KELLY BROWN Mum’s The Word...Time now means nothing to my little ones – but who needs sleep?

I think my two little angels are conspiring against me in a bid to deprive me of my sleep.

With the finesse of a wrestling tagteam the pair of them seem to be taking it in turns in a little game of ‘it’s my turn to wake up’.

I thought I had it cracked when my little lady started going to sleep like a dream after getting dressed and filling up on milk. And then to cap it off she is sleeping through until 7am.

But of course it was too good to be true and my little man has decided to be a right little monkey.

Not only have we decided to wake up every morning at the most stupid time in the world (that’s 5am by the way) but now he has decided to try to protest about going to bed at 7pm too.

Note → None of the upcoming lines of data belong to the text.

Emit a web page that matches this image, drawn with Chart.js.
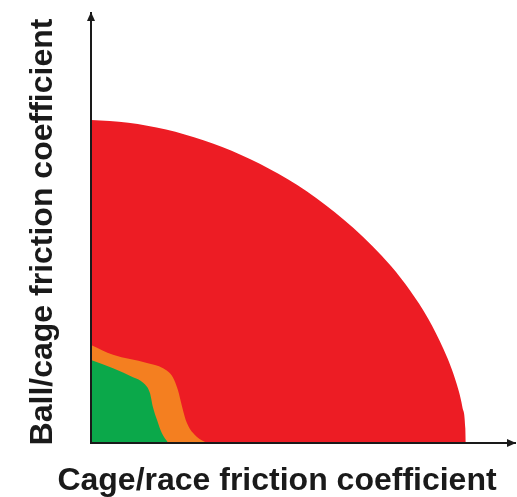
<!DOCTYPE html>
<html>
<head>
<meta charset="utf-8">
<script src="https://cdn.jsdelivr.net/npm/chart.js@4.4.1/dist/chart.umd.min.js"></script>
<style>
  body { margin: 0; background: #fff; }
  #box { width: 517px; height: 497px; }
</style>
</head>
<body>
<div id="box"><canvas id="graficoAtrito" width="517" height="497"></canvas></div>
<script>
// limites (cage/race no x, ball/cage no y), escala 0-100 sem unidade
const tituloX = 'Cage/race friction coefficient'
const tituloY = 'Ball/cage friction coefficient'

const vermelhoX = [0, 8.8, 17.7, 26.5, 35.4, 44.2, 53.1, 61.9, 70.8, 75.2, 79.6, 83.1, 85.8, 87.6, 88.3, 88.4]
const vermelhoY = [75.1, 74.5, 72.9, 70.4, 67.0, 62.6, 57.0, 50.0, 41.1, 35.5, 28.8, 21.9, 15.1, 8.3, 3.4, 0]

const laranjaX = [0, 5.2, 13.2, 17.0, 19.3, 20.5, 21.5, 22.6, 25.0, 27.4]
const laranjaY = [22.8, 20.5, 18.6, 17.4, 15.3, 12.3, 8.4, 4.7, 1.4, 0]

const verdeX = [0, 5.2, 9.9, 12.3, 13.9, 14.6, 15.6, 16.7, 18.2]
const verdeY = [19.3, 17.4, 15.3, 14.0, 11.6, 8.4, 5.3, 2.3, 0]

function juntarPontos(xs, ys) {
    return xs.map((x, i) => ({ x: x, y: ys[i] }))
}

function regiao(xs, ys, cor, ordem) {
    return {
        data: juntarPontos(xs, ys),
        backgroundColor: cor,
        borderColor: cor,
        borderWidth: 0,
        pointRadius: 0,
        fill: 'origin',
        tension: 0.4,
        cubicInterpolationMode: 'monotone',
        order: ordem
    }
}

// setas nas pontas dos eixos + titulos dos eixos
const eixosComSeta = {
    id: 'eixosComSeta',
    afterDraw(chart) {
        const ctx = chart.ctx
        const area = chart.chartArea
        ctx.save()
        ctx.fillStyle = '#1a1a1a'

        ctx.beginPath()
        ctx.moveTo(area.left, area.top - 1)
        ctx.lineTo(area.left - 4, area.top + 8)
        ctx.lineTo(area.left + 4, area.top + 8)
        ctx.closePath()
        ctx.fill()

        ctx.beginPath()
        ctx.moveTo(area.right + 1, area.bottom)
        ctx.lineTo(area.right - 8, area.bottom - 4)
        ctx.lineTo(area.right - 8, area.bottom + 4)
        ctx.closePath()
        ctx.fill()

        ctx.font = 'bold 32px "Liberation Sans", Arial, sans-serif'
        ctx.textAlign = 'center'
        ctx.textBaseline = 'alphabetic'
        ctx.fillText(tituloX, 277, 490)

        ctx.translate(52, 232)
        ctx.rotate(-Math.PI / 2)
        ctx.fillText(tituloY, 0, 0)
        ctx.restore()
    }
}

document.addEventListener('DOMContentLoaded', () => {
    const ctxAtrito = document.getElementById('graficoAtrito')

    new Chart(ctxAtrito, {
        type: 'line',
        data: {
            datasets: [
                regiao(vermelhoX, vermelhoY, '#ED1C24', 3),
                regiao(laranjaX, laranjaY, '#F47F20', 2),
                regiao(verdeX, verdeY, '#0BA84A', 1)
            ]
        },
        options: {
            responsive: false,
            animation: false,
            layout: {
                padding: { left: 91, top: 13, right: 2, bottom: 54 }
            },
            plugins: {
                legend: { display: false },
                tooltip: { enabled: false }
            },
            scales: {
                x: {
                    type: 'linear',
                    min: 0,
                    max: 100,
                    ticks: { display: false },
                    grid: { display: false, drawTicks: false },
                    border: { display: true, color: '#1a1a1a', width: 2, z: 1 }
                },
                y: {
                    type: 'linear',
                    min: 0,
                    max: 100,
                    ticks: { display: false },
                    grid: { display: false, drawTicks: false },
                    border: { display: true, color: '#1a1a1a', width: 2, z: 1 }
                }
            }
        },
        plugins: [eixosComSeta]
    })
})
</script>
</body>
</html>
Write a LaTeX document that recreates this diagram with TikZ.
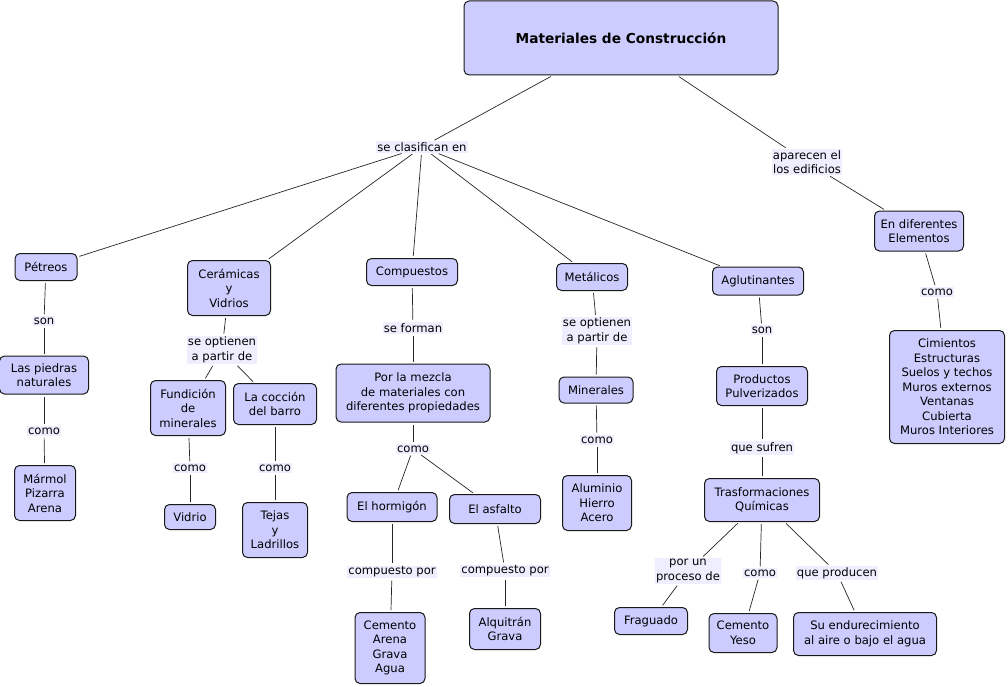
\documentclass[tikz,border=0pt]{standalone}
\usepackage{fontspec}
\setmainfont{DejaVu Sans}
\definecolor{cfill}{HTML}{CCCCFF}
\definecolor{lfill}{HTML}{EEEEFF}
\begin{document}
\begin{tikzpicture}[x=1pt,y=-1pt,
  concept/.style={draw=black!90, line width=1pt, fill=cfill, rounded corners=5pt, align=center, inner sep=0pt, font=\fontsize{11.6}{14.5}\selectfont},
  lbl/.style={fill=lfill, align=center, inner sep=1.2pt, font=\fontsize{11.6}{14.5}\selectfont},
  conn/.style={draw=black!85, line width=0.7pt, shorten <=2pt, shorten >=2pt}]
\useasboundingbox[fill=white] (0,0) rectangle (1008,687);
% concepts
\node[concept, minimum width=314pt, minimum height=74pt, font=\bfseries\fontsize{13.7}{16}\selectfont] (main) at (621,38) {Materiales de Construcción};
\node[concept, minimum width=62pt, minimum height=27pt] (pet) at (46,267) {Pétreos};
\node[concept, minimum width=83pt, minimum height=55pt] (cer) at (229,288) {Cerámicas\\y\\Vidrios};
\node[concept, minimum width=91pt, minimum height=27pt] (comp) at (412,272) {Compuestos};
\node[concept, minimum width=71pt, minimum height=27pt] (met) at (592,277) {Metálicos};
\node[concept, minimum width=91pt, minimum height=28pt] (aglu) at (758,281) {Aglutinantes};
\node[concept, minimum width=89pt, minimum height=40pt] (elem) at (919,231) {En diferentes\\Elementos};
\node[concept, minimum width=89pt, minimum height=38pt] (piedras) at (44,375) {Las piedras\\naturales};
\node[concept, minimum width=61pt, minimum height=55pt] (marmol) at (45,493) {Mármol\\Pizarra\\Arena};
\node[concept, minimum width=75pt, minimum height=55pt] (fund) at (188,408) {Fundición\\de\\minerales};
\node[concept, minimum width=83pt, minimum height=41pt] (coc) at (275,404) {La cocción\\del barro};
\node[concept, minimum width=51pt, minimum height=25pt] (vidrio) at (190,517) {Vidrio};
\node[concept, minimum width=65pt, minimum height=55pt] (tejas) at (275,530) {Tejas\\y\\Ladrillos};
\node[concept, minimum width=154pt, minimum height=58pt] (mezcla) at (413,393) {Por la mezcla\\de materiales con\\diferentes propiedades};
\node[concept, minimum width=90pt, minimum height=29pt] (horm) at (392,507) {El hormigón};
\node[concept, minimum width=91pt, minimum height=29pt] (asf) at (495,509) {El asfalto};
\node[concept, minimum width=70pt, minimum height=71pt] (cemar) at (390,648) {Cemento\\Arena\\Grava\\Agua};
\node[concept, minimum width=71pt, minimum height=41pt] (alq) at (505,629) {Alquitrán\\Grava};
\node[concept, minimum width=74pt, minimum height=26pt] (miner) at (596,390) {Minerales};
\node[concept, minimum width=69pt, minimum height=55pt] (alum) at (597,503) {Aluminio\\Hierro\\Acero};
\node[concept, minimum width=91pt, minimum height=39pt] (prod) at (762,386) {Productos\\Pulverizados};
\node[concept, minimum width=115pt, minimum height=43pt] (tras) at (762,500) {Trasformaciones\\Químicas};
\node[concept, minimum width=73pt, minimum height=27pt] (frag) at (651,621) {Fraguado};
\node[concept, minimum width=68pt, minimum height=39pt] (cemy) at (743,633) {Cemento\\Yeso};
\node[concept, minimum width=143pt, minimum height=43pt] (endu) at (865,634) {Su endurecimiento\\al aire o bajo el agua};
\node[concept, minimum width=115pt, minimum height=113pt] (cim) at (947,387) {Cimientos\\Estructuras\\Suelos y techos\\Muros externos\\Ventanas\\Cubierta\\Muros Interiores};
% labels
\node[lbl] (l1) at (422,147) {se clasifican en};
\node[lbl] (l2) at (807,162) {aparecen el\\los edificios};
\node[lbl] (l3) at (44,321) {son};
\node[lbl] (l4) at (44,431) {como};
\node[lbl] (l5) at (222,350) {se optienen\\a partir de};
\node[lbl] (l6) at (190,468) {como};
\node[lbl] (l7) at (275,468) {como};
\node[lbl] (l8) at (413,328) {se forman};
\node[lbl] (l9) at (413,449) {como};
\node[lbl] (l10) at (392,572) {compuesto por};
\node[lbl] (l11) at (505,571) {compuesto por};
\node[lbl] (l12) at (597,331) {se optienen\\a partir de};
\node[lbl] (l13) at (597,440) {como};
\node[lbl] (l14) at (762,330) {son};
\node[lbl] (l15) at (762,448) {que sufren};
\node[lbl] (l16) at (688,571) {por un\\proceso de};
\node[lbl] (l17) at (760,573) {como};
\node[lbl] (l18) at (837,573) {que producen};
\node[lbl] (l19) at (937,292) {como};
% connectors
\path[conn] (main) -- (l1);
\path[conn] (main) -- (l2);
\path[conn] (l2) -- (elem);
\path[conn] (l1) -- (pet);
\path[conn] (l1) -- (cer);
\path[conn] (l1) -- (comp);
\path[conn] (l1) -- (met);
\path[conn] (l1) -- (aglu);
\path[conn] (pet) -- (l3);
\path[conn] (l3) -- (piedras);
\path[conn] (piedras) -- (l4);
\path[conn] (l4) -- (marmol);
\path[conn] (cer) -- (l5);
\path[conn] (l5) -- (fund);
\path[conn] (l5) -- (coc);
\path[conn] (fund) -- (l6);
\path[conn] (l6) -- (vidrio);
\path[conn] (coc) -- (l7);
\path[conn] (l7) -- (tejas);
\path[conn] (comp) -- (l8);
\path[conn] (l8) -- (mezcla);
\path[conn] (mezcla) -- (l9);
\path[conn] (l9) -- (horm);
\path[conn] (l9) -- (asf);
\path[conn] (horm) -- (l10);
\path[conn] (l10) -- (cemar);
\path[conn] (asf) -- (l11);
\path[conn] (l11) -- (alq);
\path[conn] (met) -- (l12);
\path[conn] (l12) -- (miner);
\path[conn] (miner) -- (l13);
\path[conn] (l13) -- (alum);
\path[conn] (aglu) -- (l14);
\path[conn] (l14) -- (prod);
\path[conn] (prod) -- (l15);
\path[conn] (l15) -- (tras);
\path[conn] (tras) -- (l16);
\path[conn] (l16) -- (frag);
\path[conn] (tras) -- (l17);
\path[conn] (l17) -- (cemy);
\path[conn] (tras) -- (l18);
\path[conn] (l18) -- (endu);
\path[conn] (elem) -- (l19);
\path[conn] (l19) -- (cim);
\end{tikzpicture}
\end{document}
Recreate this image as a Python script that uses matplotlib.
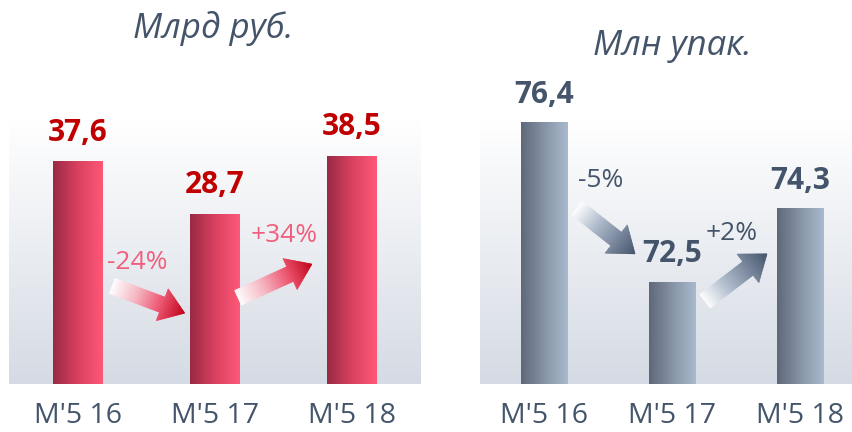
import numpy as np
import matplotlib.pyplot as plt
from matplotlib.colors import LinearSegmentedColormap
from matplotlib.patches import Polygon
from matplotlib.transforms import IdentityTransform

plt.rcParams['font.family'] = ['Open Sans', 'DejaVu Sans']

PERIODS = ["M'5 16", "M'5 17", "M'5 18"]
RUB_BN = [37.6, 28.7, 38.5]          # Млрд руб.
PACKS_MLN = [76.4, 72.5, 74.3]       # Млн упак.
RUB_CHANGE = ["-24%", "+34%"]
PACKS_CHANGE = ["-5%", "+2%"]

SLATE = '#44546A'
W, H = 853, 432


def fmt(v):
    return f"{v:.1f}".replace('.', ',')


def background(ax, top='#FFFFFF', bottom='#D5DBE4'):
    cmap = LinearSegmentedColormap.from_list('bg', [bottom, top])
    grad = np.linspace(0, 1, 256).reshape(-1, 1)
    ax.imshow(grad, extent=(0, 1, 0, 1), transform=ax.transAxes, origin='lower',
              cmap=cmap, aspect='auto', zorder=0)


def gradient_bars(ax, x, vals, base, width, colors):
    cmap = LinearSegmentedColormap.from_list('bar', colors)
    grad = np.linspace(0, 1, 256).reshape(1, -1)
    bars = ax.bar(x, np.array(vals) - base, bottom=base, width=width,
                  color='none', zorder=2)
    for b in bars:
        ax.imshow(grad, extent=(b.get_x(), b.get_x() + b.get_width(),
                                b.get_y(), b.get_y() + b.get_height()),
                  cmap=cmap, aspect='auto', zorder=2)
    return bars


def gradient_arrow(ax, start, end, colors, shaft=16, head_w=34, head_len=24, n=50):
    p0 = ax.transData.transform(start)
    p1 = ax.transData.transform(end)
    d = p1 - p0
    length = np.hypot(*d)
    u = d / length
    nv = np.array([-u[1], u[0]])
    cmap = LinearSegmentedColormap.from_list('arr', colors)
    hs = length - head_len

    def strip(a, b, wa, wb):
        quad = [p0 + u * a + nv * wa, p0 + u * b + nv * wb,
                p0 + u * b - nv * wb, p0 + u * a - nv * wa]
        c = cmap((a + b) / 2 / length)
        ax.add_patch(Polygon(quad, closed=True, transform=IdentityTransform(),
                             fc=c, ec=c, lw=0.5, zorder=3))

    ts = np.linspace(0, hs, n)
    for a, b in zip(ts[:-1], ts[1:]):
        strip(a, b, shaft / 2, shaft / 2)
    ts = np.linspace(hs, length, 20)
    for a, b in zip(ts[:-1], ts[1:]):
        strip(a, b, head_w / 2 * (length - a) / head_len,
              head_w / 2 * (length - b) / head_len)


fig = plt.figure(figsize=(W / 100, H / 100), dpi=100)
fig.patch.set_facecolor('white')

axL = fig.add_axes([9 / W, 48 / H, 412 / W, 264 / H])
axR = fig.add_axes([480 / W, 48 / H, 373 / W, 266 / H])

x = np.arange(len(PERIODS))

# --- left: billion rubles ---
background(axL)
gradient_bars(axL, x, RUB_BN, 0, 0.365, ['#982A44', '#D9415F', '#FF5878'])
axL.set_xlim(-0.505, 2.508)
axL.set_ylim(0, 44.7)
for xi, v in zip(x, RUB_BN):
    axL.annotate(fmt(v), (xi, v), xytext=(0, 21), textcoords='offset points',
                 ha='center', va='center', fontsize=21.5, fontweight='bold',
                 color='#C00000', annotation_clip=False, zorder=4)

# --- right: million packs ---
background(axR)
gradient_bars(axR, x, PACKS_MLN, 70, 0.36, ['#5E6878', '#8794A6', '#AABACE'])
axR.set_xlim(-0.5, 2.414)
axR.set_ylim(70, 76.52)
for xi, v in zip(x, PACKS_MLN):
    axR.annotate(fmt(v), (xi, v), xytext=(0, 20), textcoords='offset points',
                 ha='center', va='center', fontsize=21.5, fontweight='bold',
                 color=SLATE, annotation_clip=False, zorder=4)

for ax in (axL, axR):
    for s in ax.spines.values():
        s.set_visible(False)
    ax.set_yticks([])
    ax.set_xticks(x)
    ax.set_xticklabels(PERIODS, fontsize=20.5, color=SLATE)
    ax.tick_params(axis='x', length=0, pad=13)

fig.canvas.draw()

# change arrows and labels
gradient_arrow(axL, (0.25, 16.6), (0.78, 12.0),
               ['#FFFFFF', '#F6B8C4', '#EE5570', '#C00018'])
gradient_arrow(axL, (1.17, 14.6), (1.71, 20.3),
               ['#FFFFFF', '#F6B8C4', '#EE5570', '#C00018'])
axL.text(0.43, 20.5, RUB_CHANGE[0], ha='center', va='center',
         fontsize=19, color='#F0607E', zorder=4)
axL.text(1.506, 25.1, RUB_CHANGE[1], ha='center', va='center',
         fontsize=19, color='#F0607E', zorder=4)

gradient_arrow(axR, (0.258, 74.31), (0.711, 73.19),
               ['#FFFFFF', '#B4C0D0', '#7C8AA0', '#44546A'], shaft=17, head_w=36)
gradient_arrow(axR, (1.258, 72.03), (1.742, 73.19),
               ['#FFFFFF', '#B4C0D0', '#7C8AA0', '#44546A'], shaft=17, head_w=36)
axR.text(0.445, 75.0, PACKS_CHANGE[0], ha='center', va='center',
         fontsize=19, color=SLATE, zorder=4)
axR.text(1.469, 73.68, PACKS_CHANGE[1], ha='center', va='center',
         fontsize=19, color=SLATE, zorder=4)

fig.text(213 / W, 1 - 28 / H, 'Млрд руб.', ha='center', va='center',
         fontsize=25, style='italic', color=SLATE)
fig.text(672 / W, 1 - 46 / H, 'Млн упак.', ha='center', va='center',
         fontsize=25, style='italic', color=SLATE)

fig.savefig('out.png', dpi=100)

Declarations of ‘I’m hungry’ and ‘I’m not tired’ (while looking ready to drop) seem to be becoming a regular fixture of our evenings which are delaying the time he actually falls asleep until 8pm.

Some evenings I’ve gone upstairs to find my munchkin just sat on my bed playing with his cars quite happily as though it were mid-morning instead of bedtime.

I wouldn’t mind, but despite cutting daytime sleep to a short power nap, the little monkey still wakes up at 5am. How does he do it?

Of course there are the odd days where he decides he is tired and goes to bed at the right time or even has a long lay in until the almost lunchtime-feeling 6.30am (oh, how my life has changed!)

But these are obviously the days when the pair of them have decided it is my daughter’s turn to refuse to go to sleep and wake up at stupid o’clock – or even earlier! These are the evenings when she decided not to sleep for more than 20 minutes at a time until finally flaking out at midnight – and then waking for a 3.30am feed.

Now of course I know she is only ten weeks old, but I’m sure the two of them have cooked up the plan together. On those days when she goes to bed late and wakes up for a feed in the middle of the night before he wakes up at 5am with all the spring of the Easter bunny, I could cry.

But of course with one smile they are both just too flipping cute for me to be too cross with them.

I’m sure sleep is overrated anyway!

** What is it with men and bathrooms?

Are men genetically programmed NOT to tidy the bathroom up after themselves?

My husband seems to think his shampoo and shower gel live on the side of the bath and not in the toiletries basket.

And when he baths my son, the toys obviously live in the bath and the towel on the floor.